In the records below, pick out all lines containing the word "that".

┏━━

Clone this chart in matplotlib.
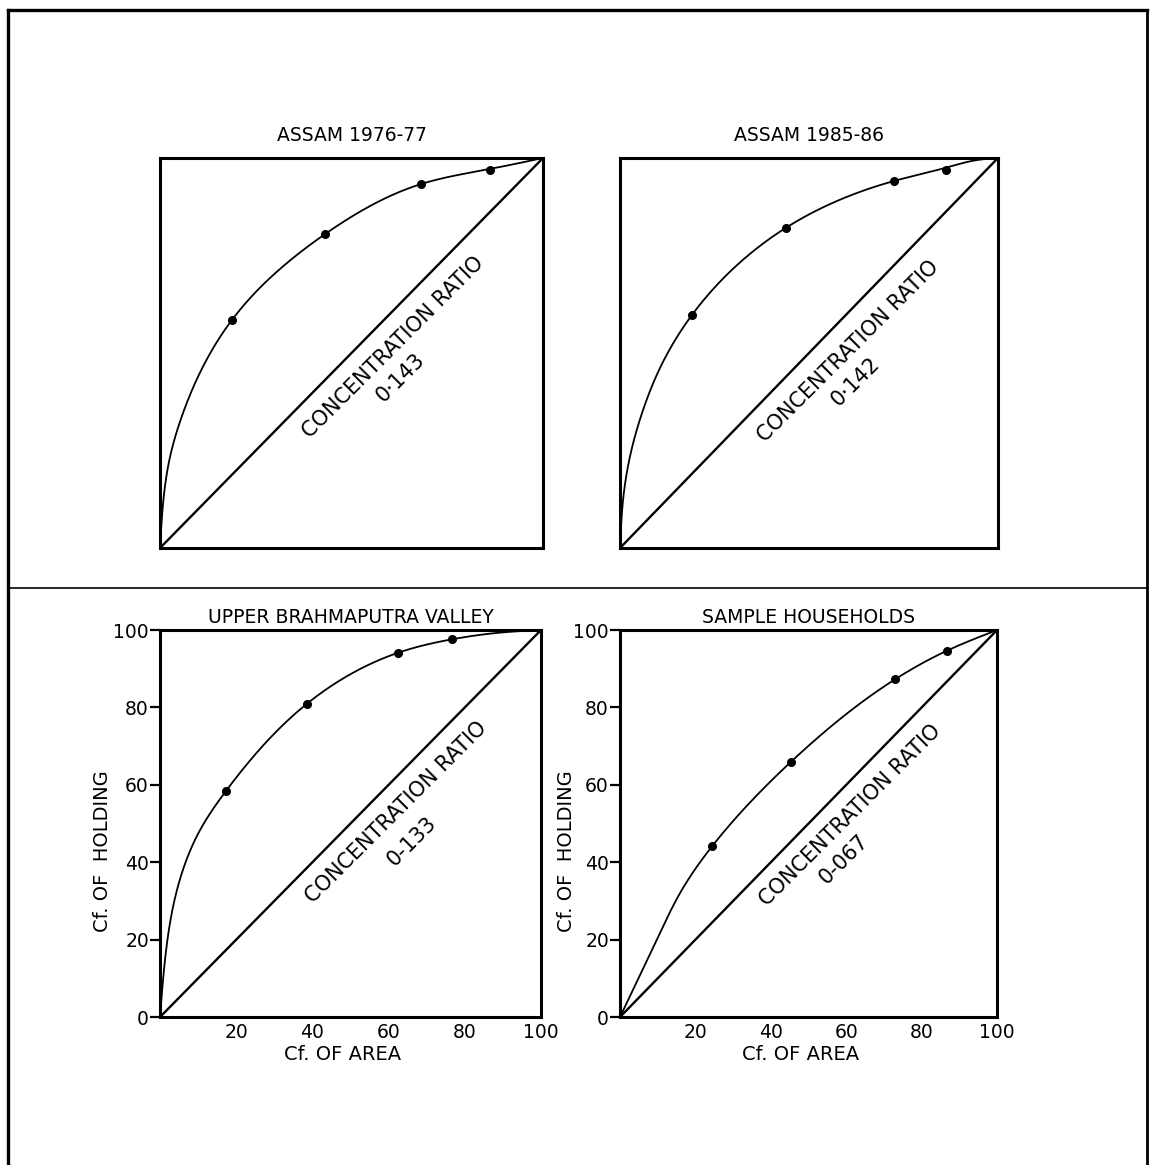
import numpy as np
import matplotlib
matplotlib.use('Agg')
import matplotlib.pyplot as plt
from matplotlib.lines import Line2D

# Lorenz curves: cumulative % of area (x) vs cumulative % of holdings (y)
titles = ['ASSAM 1976-77', 'ASSAM 1985-86', 'UPPER BRAHMAPUTRA VALLEY', 'SAMPLE HOUSEHOLDS']
ratios = ['0·143', '0·142', '0-133', '0-067']

# plotted dots
assam76_x = [18.8, 43.1, 68.1, 86.2]
assam76_y = [58.5, 80.5, 93.3, 96.9]
assam85_x = [19.0, 43.9, 72.5, 86.2]
assam85_y = [59.7, 82.1, 94.1, 96.9]
upper_x = [17.3, 38.5, 62.4, 76.6]
upper_y = [58.4, 80.9, 94.1, 97.6]
sample_x = [24.4, 45.4, 73.0, 86.8]
sample_y = [44.1, 66.0, 87.3, 94.7]

# points (incl. ends)
assam76_cx = [0, 0.8, 2.6, 6.0, 10.4, 18.8, 43.1, 68.1, 86.2, 100]
assam76_cy = [0, 11.5, 23.3, 34.6, 44.9, 58.5, 80.5, 93.3, 97.2, 100]
assam85_cx = [0, 0.8, 2.6, 6.1, 10.6, 19.0, 43.9, 72.5, 86.2, 94, 100]
assam85_cy = [0, 12.3, 23.3, 35.4, 46.2, 59.7, 82.1, 94.1, 97.5, 99.4, 100]
upper_cx = [0, 1.3, 3.4, 6.0, 10.5, 17.3, 38.5, 62.4, 76.6, 90, 100]
upper_cy = [0, 14.7, 28.4, 38.0, 48.3, 58.4, 80.9, 94.1, 97.6, 99.4, 100]
sample_cx = [0, 10.1, 15.9, 24.4, 45.4, 73.0, 86.8, 100]
sample_cy = [0, 20.7, 32.0, 44.1, 66.0, 87.3, 94.7, 100]

equality = [0, 100]
x_ticks = [20, 40, 60, 80, 100]
y_ticks = [0, 20, 40, 60, 80, 100]


def spline(t, v, ts):
    # natural cubic spline, only for drawing the hand-drawn curve smoothly
    v = np.asarray(v, float)
    n = len(t)
    h = np.diff(t)
    A = np.zeros((n, n))
    r = np.zeros(n)
    A[0, 0] = A[-1, -1] = 1
    for i in range(1, n - 1):
        A[i, i - 1] = h[i - 1]
        A[i, i] = 2 * (h[i - 1] + h[i])
        A[i, i + 1] = h[i]
        r[i] = 6 * ((v[i + 1] - v[i]) / h[i] - (v[i] - v[i - 1]) / h[i - 1])
    M = np.linalg.solve(A, r)
    idx = np.clip(np.searchsorted(t, ts) - 1, 0, n - 2)
    hh = h[idx]
    a = (t[idx + 1] - ts) / hh
    b = (ts - t[idx]) / hh
    return a * v[idx] + b * v[idx + 1] + ((a**3 - a) * M[idx] + (b**3 - b) * M[idx + 1]) * hh**2 / 6


def smooth(x, y):
    x = np.asarray(x, float)
    y = np.asarray(y, float)
    t = np.concatenate([[0], np.cumsum(np.hypot(np.diff(x), np.diff(y)))])
    ts = np.linspace(0, t[-1], 800)
    return spline(t, x, ts), spline(t, y, ts)


fig = plt.figure(figsize=(11.52, 11.65), dpi=100)
plt.rcParams['font.family'] = ['DejaVu Sans']

boxes = [
    [0.1389, 0.5296, 0.3325, 0.3348],
    [0.5382, 0.5296, 0.3281, 0.3348],
    [0.1389, 0.1270, 0.3307, 0.3322],
    [0.5382, 0.1270, 0.3273, 0.3322],
]
dots = [(assam76_x, assam76_y), (assam85_x, assam85_y), (upper_x, upper_y), (sample_x, sample_y)]
curves = [(assam76_cx, assam76_cy), (assam85_cx, assam85_cy), (upper_cx, upper_cy), (sample_cx, sample_cy)]
label_pos = [(60.8, 51.5, 62.7, 43.8), (60.3, 50.5, 62.2, 42.6),
             (61.9, 53.0, 66.0, 45.5), (61.0, 52.2, 59.4, 40.8)]

for i in range(4):
    ax = fig.add_axes(boxes[i])
    sx, sy = smooth(*curves[i])
    ax.plot(sx, sy, color='black', lw=1.3)
    ax.plot(equality, equality, color='black', lw=1.7)
    ax.plot(dots[i][0], dots[i][1], 'o', color='black', ms=5.5)
    ax.set_xlim(0, 100)
    ax.set_ylim(0, 100)
    for s in ax.spines.values():
        s.set_linewidth(2.2)
    tx, ty, vx, vy = label_pos[i]
    ax.text(tx, ty, 'CONCENTRATION RATIO', rotation=45, rotation_mode='anchor',
            ha='center', va='center', fontsize=15)
    ax.text(vx, vy, ratios[i], rotation=45, rotation_mode='anchor',
            ha='center', va='center', fontsize=15)
    ax.set_title(titles[i], fontsize=13.5, pad=12 if i < 2 else 5)
    if i < 2:
        ax.set_xticks([])
        ax.set_yticks([])
    else:
        ax.set_xticks(x_ticks)
        ax.set_yticks(y_ticks)
        ax.tick_params(axis='x', length=0, pad=4, labelsize=13.5)
        ax.tick_params(axis='y', length=7, width=1.6, pad=1, labelsize=13.5)
        ax.set_xlabel('Cf. OF AREA', fontsize=14)
        ax.xaxis.set_label_coords(0.48, -0.072)
        ax.set_ylabel('Cf. OF  HOLDING', fontsize=14)
        ax.yaxis.set_label_coords(-0.125 if i == 2 else -0.118, 0.43)

# outer frame and divider
fig.add_artist(Line2D([0.0069, 0.0069], [0.0, 0.9914], color='black', lw=2.4))
fig.add_artist(Line2D([0.9957, 0.9957], [0.0, 0.9914], color='black', lw=2.0))
fig.add_artist(Line2D([0.0069, 0.9957], [0.9914, 0.9914], color='black', lw=2.4))
fig.add_artist(Line2D([0.0069, 0.9957], [0.4953, 0.4953], color='black', lw=1.2))

plt.savefig('out.png', dpi=100)
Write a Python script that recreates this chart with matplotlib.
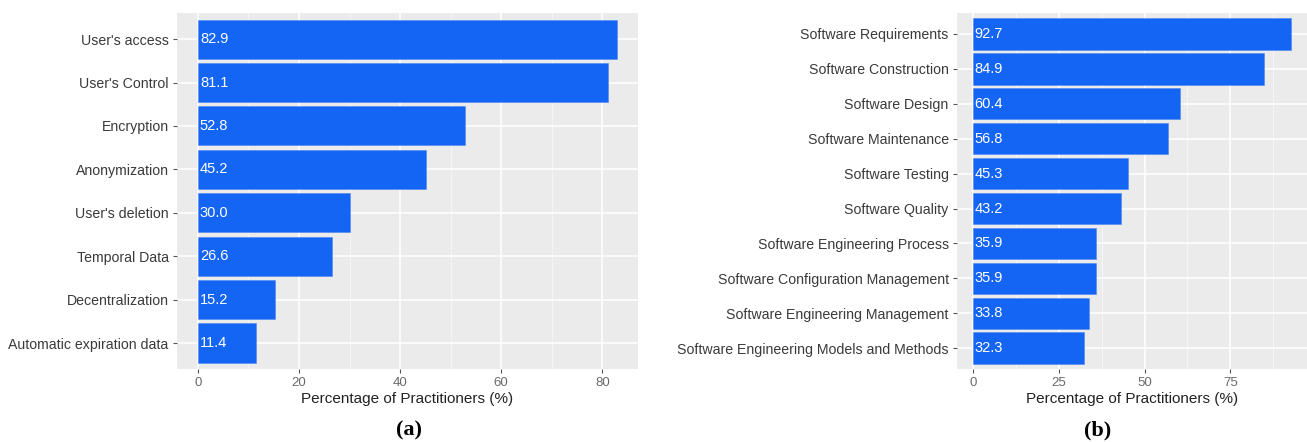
import matplotlib.pyplot as plt
import numpy as np

plt.rcParams['font.family'] = ['Liberation Sans', 'DejaVu Sans']

# panel (a): privacy mechanisms
labels_a = ["User's access", "User's Control", "Encryption", "Anonymization",
            "User's deletion", "Temporal Data", "Decentralization",
            "Automatic expiration data"]
values_a = [82.9, 81.1, 52.8, 45.2, 30.0, 26.6, 15.2, 11.4]
ticks_a = [0, 20, 40, 60, 80]
minor_a = [10, 30, 50, 70]

# panel (b): SWEBOK knowledge areas
labels_b = ["Software Requirements", "Software Construction", "Software Design",
            "Software Maintenance", "Software Testing", "Software Quality",
            "Software Engineering Process", "Software Configuration Management",
            "Software Engineering Management",
            "Software Engineering Models and Methods"]
values_b = [92.7, 84.9, 60.4, 56.8, 45.3, 43.2, 35.9, 35.9, 33.8, 32.3]
ticks_b = [0, 25, 50, 75]
minor_b = [12.5, 37.5, 62.5, 87.5]

BAR = '#1565F5'
PANEL = '#EBEBEB'


def hbar_panel(ax, labels, values, ticks, minor):
    n = len(labels)
    y = np.arange(n)[::-1]
    ax.set_facecolor(PANEL)
    ax.set_axisbelow(True)
    for v in minor:
        ax.axvline(v, color='#F7F7F7', lw=0.6, zorder=0)
    for t in ticks:
        ax.axvline(t, color='white', lw=1.1, zorder=0)
    for yy in y:
        ax.axhline(yy, color='white', lw=1.1, zorder=0)
    ax.barh(y, values, height=0.9, color=BAR, edgecolor='#4F86F5',
            linewidth=0.4, zorder=2)
    for yy, v in zip(y, values):
        ax.text(0.4, yy, f"{v:.1f}", color='white', fontsize=10.5,
                va='center', ha='left', zorder=3)
    top = max(values)
    ax.set_xlim(-0.05 * top, top * 1.05)
    ax.set_ylim(-0.6, n - 0.4)
    ax.set_yticks(y)
    ax.set_yticklabels(labels, fontsize=10.2, color='#3A3A3A')
    ax.set_xticks(ticks)
    ax.set_xticklabels([str(t) for t in ticks], fontsize=9.5, color='#6A6A6A')
    ax.tick_params(length=3, width=0.8, color='#555555', pad=3)
    for s in ax.spines.values():
        s.set_visible(False)
    ax.set_xlabel('Percentage of Practitioners (%)', fontsize=11,
                  color='#222222', labelpad=2)


fig = plt.figure(figsize=(13.07, 4.42), dpi=100)
ax_a = fig.add_axes([0.1354, 0.165, 0.3527, 0.8055])
ax_b = fig.add_axes([0.7322, 0.165, 0.2678, 0.8055])

hbar_panel(ax_a, labels_a, values_a, ticks_a, minor_a)
hbar_panel(ax_b, labels_b, values_b, ticks_b, minor_b)

fig.text(0.313, 0.027, '(a)', family='Liberation Serif', fontweight='bold',
         fontsize=16, ha='center', va='center')
fig.text(0.840, 0.027, '(b)', family='Liberation Serif', fontweight='bold',
         fontsize=16, ha='center', va='center')

fig.savefig('out.png', dpi=100)
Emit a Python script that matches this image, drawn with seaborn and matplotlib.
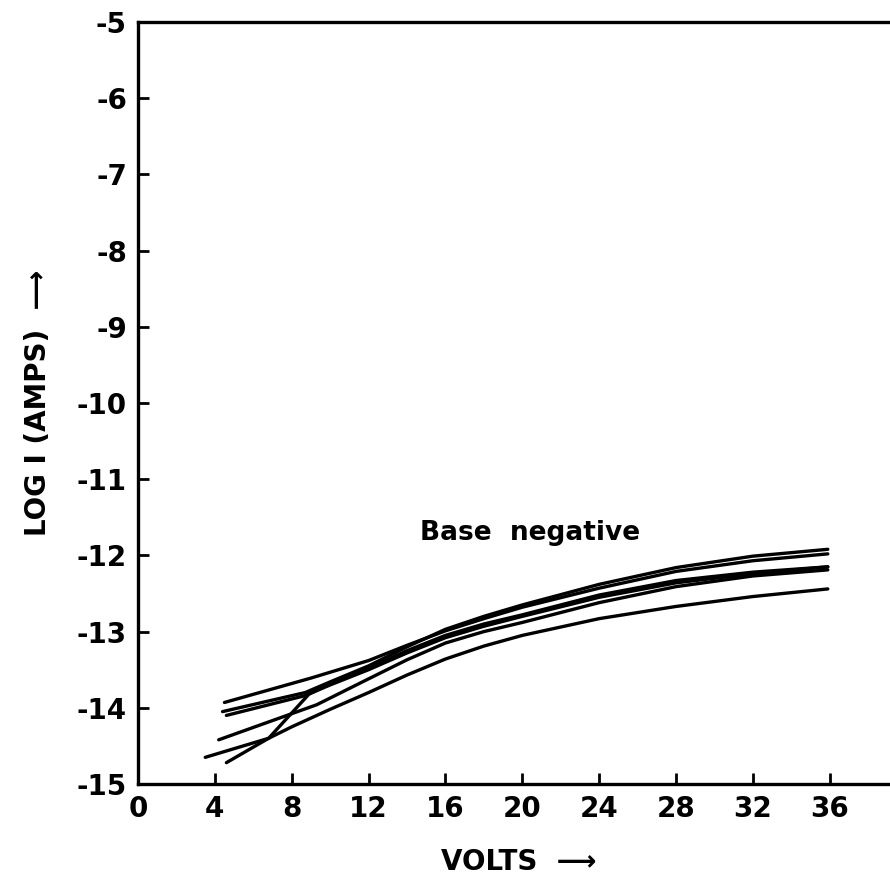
import matplotlib
matplotlib.use("Agg")
import pandas as pd
import seaborn as sns
from matplotlib import pyplot as plt

# curves (volts, log10 of current)
curve_a_x = [4.5, 9.0, 12, 14, 16, 18, 20, 24, 28, 32, 35.9]
curve_a_y = [-13.93, -13.61, -13.38, -13.18, -12.99, -12.83, -12.68, -12.43, -12.21, -12.07, -11.98]

curve_b1_x = [4.4, 8.7, 10, 12, 14, 16, 18, 20, 24, 28, 32, 35.9]
curve_b1_y = [-14.05, -13.80, -13.66, -13.45, -13.20, -12.97, -12.80, -12.65, -12.38, -12.16, -12.01, -11.92]

curve_b2_x = [4.6, 8.7, 10, 12, 14, 16, 18, 20, 24, 28, 32, 35.9]
curve_b2_y = [-14.10, -13.84, -13.70, -13.50, -13.28, -13.08, -12.93, -12.80, -12.55, -12.36, -12.24, -12.15]

curve_c_x = [4.2, 9.3, 12, 14, 16, 18, 20, 24, 28, 32, 35.9]
curve_c_y = [-14.42, -13.96, -13.62, -13.37, -13.15, -13.00, -12.88, -12.62, -12.41, -12.27, -12.19]

curve_d_x = [3.5, 6.8, 8, 10, 12, 14, 16, 18, 20, 24, 28, 32, 35.9]
curve_d_y = [-14.65, -14.40, -14.25, -14.02, -13.80, -13.57, -13.36, -13.19, -13.05, -12.83, -12.67, -12.54, -12.44]

curve_e_x = [4.6, 6.8, 8.9, 10, 12, 14, 16, 18, 20, 24, 28, 32, 35.9]
curve_e_y = [-14.72, -14.40, -13.82, -13.68, -13.48, -13.25, -13.05, -12.90, -12.78, -12.52, -12.33, -12.22, -12.15]

x_ticks = [0, 4, 8, 12, 16, 20, 24, 28, 32, 36]
y_ticks = [-15, -14, -13, -12, -11, -10, -9, -8, -7, -6, -5]

curves = {
    "a": (curve_a_x, curve_a_y),
    "b1": (curve_b1_x, curve_b1_y),
    "b2": (curve_b2_x, curve_b2_y),
    "c": (curve_c_x, curve_c_y),
    "d": (curve_d_x, curve_d_y),
    "e": (curve_e_x, curve_e_y),
}
df = pd.concat(
    [pd.DataFrame({"volts": xs, "log_i": ys, "curve": name}) for name, (xs, ys) in curves.items()],
    ignore_index=True,
)

sns.set_style("ticks")
plt.rcParams["font.family"] = ["DejaVu Sans"]
plt.rcParams["axes.unicode_minus"] = False
plt.rcParams["text.color"] = "black"
plt.rcParams["axes.labelcolor"] = "black"

fig = plt.figure(figsize=(8.9, 8.89), dpi=100)
ax = fig.add_axes([138 / 890, 1 - 784 / 889, 1 - 138 / 890 + 0.01, (784 - 22) / 889])

sns.lineplot(data=df, x="volts", y="log_i", units="curve", estimator=None,
             color="black", lw=2.4, sort=False, ax=ax, legend=False)

ax.set_xlim(0, 39.6)
ax.set_ylim(-15, -5)
ax.set_xticks(x_ticks)
ax.set_yticks(y_ticks)
ax.set_xticklabels([str(t) for t in x_ticks], fontsize=20, fontweight="bold")
ax.set_yticklabels([str(t) for t in y_ticks], fontsize=20, fontweight="bold")
ax.tick_params(direction="in", length=8, width=2, pad=8, colors="black")

for side in ["left", "bottom", "top"]:
    ax.spines[side].set_linewidth(2.4)
    ax.spines[side].set_color("black")
ax.spines["right"].set_visible(False)

ax.set_xlabel("VOLTS  \u27f6", fontsize=20, fontweight="bold", labelpad=18, color="black")
ax.set_ylabel("LOG I (AMPS)  \u27f6", fontsize=20, fontweight="bold", labelpad=18, color="black")

ax.text(20.4, -11.71, "Base  negative", fontsize=19, fontweight="bold",
        ha="center", va="center", color="black")

fig.savefig("out.png", dpi=100)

┗━━

-- Written reply --
Write a Python script that recreates this chart with matplotlib.
Emit a Python script that matches this image, drawn with seaborn and matplotlib.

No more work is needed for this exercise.